## BEGIN

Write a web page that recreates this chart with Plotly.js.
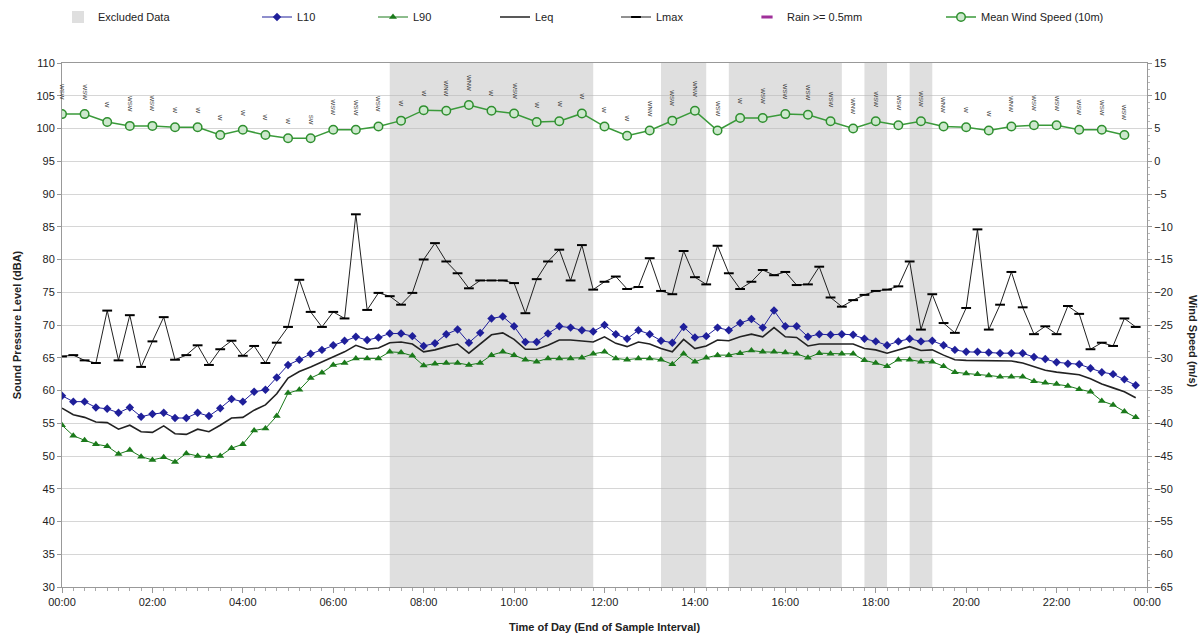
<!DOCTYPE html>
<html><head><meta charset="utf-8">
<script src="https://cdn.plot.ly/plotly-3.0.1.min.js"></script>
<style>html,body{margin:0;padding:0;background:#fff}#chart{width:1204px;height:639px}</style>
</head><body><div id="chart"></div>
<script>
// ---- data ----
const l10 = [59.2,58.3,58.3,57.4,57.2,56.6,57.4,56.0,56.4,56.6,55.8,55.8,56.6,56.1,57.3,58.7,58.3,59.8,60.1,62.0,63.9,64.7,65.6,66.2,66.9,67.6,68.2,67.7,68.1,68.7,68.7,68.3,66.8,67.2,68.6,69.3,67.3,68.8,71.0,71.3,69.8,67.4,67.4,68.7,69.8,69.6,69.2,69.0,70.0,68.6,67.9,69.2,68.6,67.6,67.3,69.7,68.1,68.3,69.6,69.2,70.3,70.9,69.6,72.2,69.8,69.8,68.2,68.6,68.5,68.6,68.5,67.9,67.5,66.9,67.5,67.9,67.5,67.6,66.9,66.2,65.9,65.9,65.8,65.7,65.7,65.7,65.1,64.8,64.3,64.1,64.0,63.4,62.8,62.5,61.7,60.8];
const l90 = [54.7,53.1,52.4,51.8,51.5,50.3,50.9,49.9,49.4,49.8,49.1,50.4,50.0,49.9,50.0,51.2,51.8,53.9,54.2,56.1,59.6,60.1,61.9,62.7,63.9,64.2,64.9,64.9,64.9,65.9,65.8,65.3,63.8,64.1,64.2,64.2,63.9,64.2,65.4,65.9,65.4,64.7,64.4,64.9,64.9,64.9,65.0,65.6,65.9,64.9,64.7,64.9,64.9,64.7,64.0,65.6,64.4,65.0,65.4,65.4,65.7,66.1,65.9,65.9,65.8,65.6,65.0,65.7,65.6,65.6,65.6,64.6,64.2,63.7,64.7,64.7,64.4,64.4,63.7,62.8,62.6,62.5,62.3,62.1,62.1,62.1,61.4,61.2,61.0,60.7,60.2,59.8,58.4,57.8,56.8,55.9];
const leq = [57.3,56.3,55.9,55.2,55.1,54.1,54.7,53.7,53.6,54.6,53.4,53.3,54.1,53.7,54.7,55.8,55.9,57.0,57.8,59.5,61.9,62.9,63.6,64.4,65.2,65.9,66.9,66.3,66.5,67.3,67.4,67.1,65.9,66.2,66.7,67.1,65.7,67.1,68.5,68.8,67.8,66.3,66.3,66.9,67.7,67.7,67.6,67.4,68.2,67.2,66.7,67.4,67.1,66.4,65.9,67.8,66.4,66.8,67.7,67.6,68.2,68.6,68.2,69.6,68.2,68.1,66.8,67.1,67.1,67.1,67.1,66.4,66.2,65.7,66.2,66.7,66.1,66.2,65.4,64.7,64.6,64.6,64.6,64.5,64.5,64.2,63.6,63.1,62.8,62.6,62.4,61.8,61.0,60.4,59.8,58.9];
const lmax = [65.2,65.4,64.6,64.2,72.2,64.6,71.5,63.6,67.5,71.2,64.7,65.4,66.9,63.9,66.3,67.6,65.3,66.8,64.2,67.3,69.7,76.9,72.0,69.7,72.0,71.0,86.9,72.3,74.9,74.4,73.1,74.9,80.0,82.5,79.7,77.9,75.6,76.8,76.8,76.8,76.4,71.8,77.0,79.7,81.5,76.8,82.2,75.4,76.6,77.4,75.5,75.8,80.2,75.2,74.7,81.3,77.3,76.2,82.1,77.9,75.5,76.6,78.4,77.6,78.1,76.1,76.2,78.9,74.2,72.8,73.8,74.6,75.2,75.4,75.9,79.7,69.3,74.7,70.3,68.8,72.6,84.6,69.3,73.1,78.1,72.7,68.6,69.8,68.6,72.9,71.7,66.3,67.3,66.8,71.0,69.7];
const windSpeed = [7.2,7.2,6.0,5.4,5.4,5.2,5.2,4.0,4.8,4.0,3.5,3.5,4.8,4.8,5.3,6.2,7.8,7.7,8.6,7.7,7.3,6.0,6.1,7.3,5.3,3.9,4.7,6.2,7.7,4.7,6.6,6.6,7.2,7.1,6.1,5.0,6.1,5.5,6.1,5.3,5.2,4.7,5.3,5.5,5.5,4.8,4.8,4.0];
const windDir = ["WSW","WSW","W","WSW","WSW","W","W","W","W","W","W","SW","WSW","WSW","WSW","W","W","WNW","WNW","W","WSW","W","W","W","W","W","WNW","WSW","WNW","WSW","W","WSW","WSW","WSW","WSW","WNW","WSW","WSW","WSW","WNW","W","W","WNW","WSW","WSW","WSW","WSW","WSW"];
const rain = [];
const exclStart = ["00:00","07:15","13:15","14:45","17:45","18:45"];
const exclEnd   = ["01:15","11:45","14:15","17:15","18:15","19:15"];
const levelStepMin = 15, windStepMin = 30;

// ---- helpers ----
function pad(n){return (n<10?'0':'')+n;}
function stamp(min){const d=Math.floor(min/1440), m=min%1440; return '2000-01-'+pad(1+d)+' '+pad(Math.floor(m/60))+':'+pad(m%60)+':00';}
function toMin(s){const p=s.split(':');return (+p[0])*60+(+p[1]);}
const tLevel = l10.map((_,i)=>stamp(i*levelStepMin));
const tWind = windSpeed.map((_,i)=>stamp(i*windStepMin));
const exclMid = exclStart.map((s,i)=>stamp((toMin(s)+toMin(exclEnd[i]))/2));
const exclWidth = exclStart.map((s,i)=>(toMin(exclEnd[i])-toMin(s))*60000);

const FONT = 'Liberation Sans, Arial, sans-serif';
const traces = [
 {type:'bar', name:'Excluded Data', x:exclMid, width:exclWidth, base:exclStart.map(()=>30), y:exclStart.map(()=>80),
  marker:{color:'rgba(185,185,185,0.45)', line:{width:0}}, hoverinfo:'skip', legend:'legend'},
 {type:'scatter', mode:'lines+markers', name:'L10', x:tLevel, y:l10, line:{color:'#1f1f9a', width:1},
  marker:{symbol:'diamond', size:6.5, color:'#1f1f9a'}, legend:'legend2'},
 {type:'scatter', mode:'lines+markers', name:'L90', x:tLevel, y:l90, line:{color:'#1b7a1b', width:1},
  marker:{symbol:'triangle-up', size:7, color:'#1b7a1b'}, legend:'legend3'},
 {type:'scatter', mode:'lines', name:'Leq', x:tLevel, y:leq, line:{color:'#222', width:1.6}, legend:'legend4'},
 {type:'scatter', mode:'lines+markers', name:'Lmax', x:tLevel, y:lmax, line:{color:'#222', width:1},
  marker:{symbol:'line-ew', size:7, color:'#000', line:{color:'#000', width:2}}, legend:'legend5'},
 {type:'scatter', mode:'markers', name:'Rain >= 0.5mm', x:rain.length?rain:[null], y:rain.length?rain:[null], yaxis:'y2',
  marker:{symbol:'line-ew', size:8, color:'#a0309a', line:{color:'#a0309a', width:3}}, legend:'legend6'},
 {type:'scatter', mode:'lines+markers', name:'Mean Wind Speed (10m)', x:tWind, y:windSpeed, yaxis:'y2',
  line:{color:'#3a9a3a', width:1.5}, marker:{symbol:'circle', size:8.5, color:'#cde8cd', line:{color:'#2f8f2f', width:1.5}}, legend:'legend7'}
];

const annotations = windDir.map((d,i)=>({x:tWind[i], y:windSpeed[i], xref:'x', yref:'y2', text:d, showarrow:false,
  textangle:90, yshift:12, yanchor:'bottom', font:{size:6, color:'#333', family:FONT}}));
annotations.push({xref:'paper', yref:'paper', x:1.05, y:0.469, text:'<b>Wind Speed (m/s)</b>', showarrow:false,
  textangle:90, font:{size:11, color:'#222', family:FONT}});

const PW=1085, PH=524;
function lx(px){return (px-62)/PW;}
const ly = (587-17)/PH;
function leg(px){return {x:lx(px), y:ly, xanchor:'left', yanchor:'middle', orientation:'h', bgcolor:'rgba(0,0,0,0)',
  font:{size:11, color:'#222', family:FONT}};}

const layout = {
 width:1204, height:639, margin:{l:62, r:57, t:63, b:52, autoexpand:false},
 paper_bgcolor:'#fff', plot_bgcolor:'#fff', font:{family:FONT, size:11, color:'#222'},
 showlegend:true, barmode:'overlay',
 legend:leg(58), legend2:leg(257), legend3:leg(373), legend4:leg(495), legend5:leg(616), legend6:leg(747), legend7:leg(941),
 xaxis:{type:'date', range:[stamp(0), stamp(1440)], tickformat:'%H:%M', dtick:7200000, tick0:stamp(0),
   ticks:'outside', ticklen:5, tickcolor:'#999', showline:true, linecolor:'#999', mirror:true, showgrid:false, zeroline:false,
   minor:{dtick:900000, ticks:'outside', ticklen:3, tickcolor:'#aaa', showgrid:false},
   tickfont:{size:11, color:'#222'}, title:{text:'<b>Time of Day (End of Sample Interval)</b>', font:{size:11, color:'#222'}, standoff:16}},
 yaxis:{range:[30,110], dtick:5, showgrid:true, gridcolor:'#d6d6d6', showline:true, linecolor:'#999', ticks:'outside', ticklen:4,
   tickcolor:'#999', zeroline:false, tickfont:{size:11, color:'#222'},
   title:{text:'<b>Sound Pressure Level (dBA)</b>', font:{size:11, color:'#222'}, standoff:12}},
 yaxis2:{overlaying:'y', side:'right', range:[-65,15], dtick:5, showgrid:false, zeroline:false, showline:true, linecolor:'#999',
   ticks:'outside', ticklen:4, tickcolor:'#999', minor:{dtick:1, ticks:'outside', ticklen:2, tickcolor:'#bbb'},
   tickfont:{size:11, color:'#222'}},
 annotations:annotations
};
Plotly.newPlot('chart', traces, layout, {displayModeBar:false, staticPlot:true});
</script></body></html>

## END

What is being asked
Work out how many lines of the data above contain the string "chart" and give the number alone.

Result of this task
4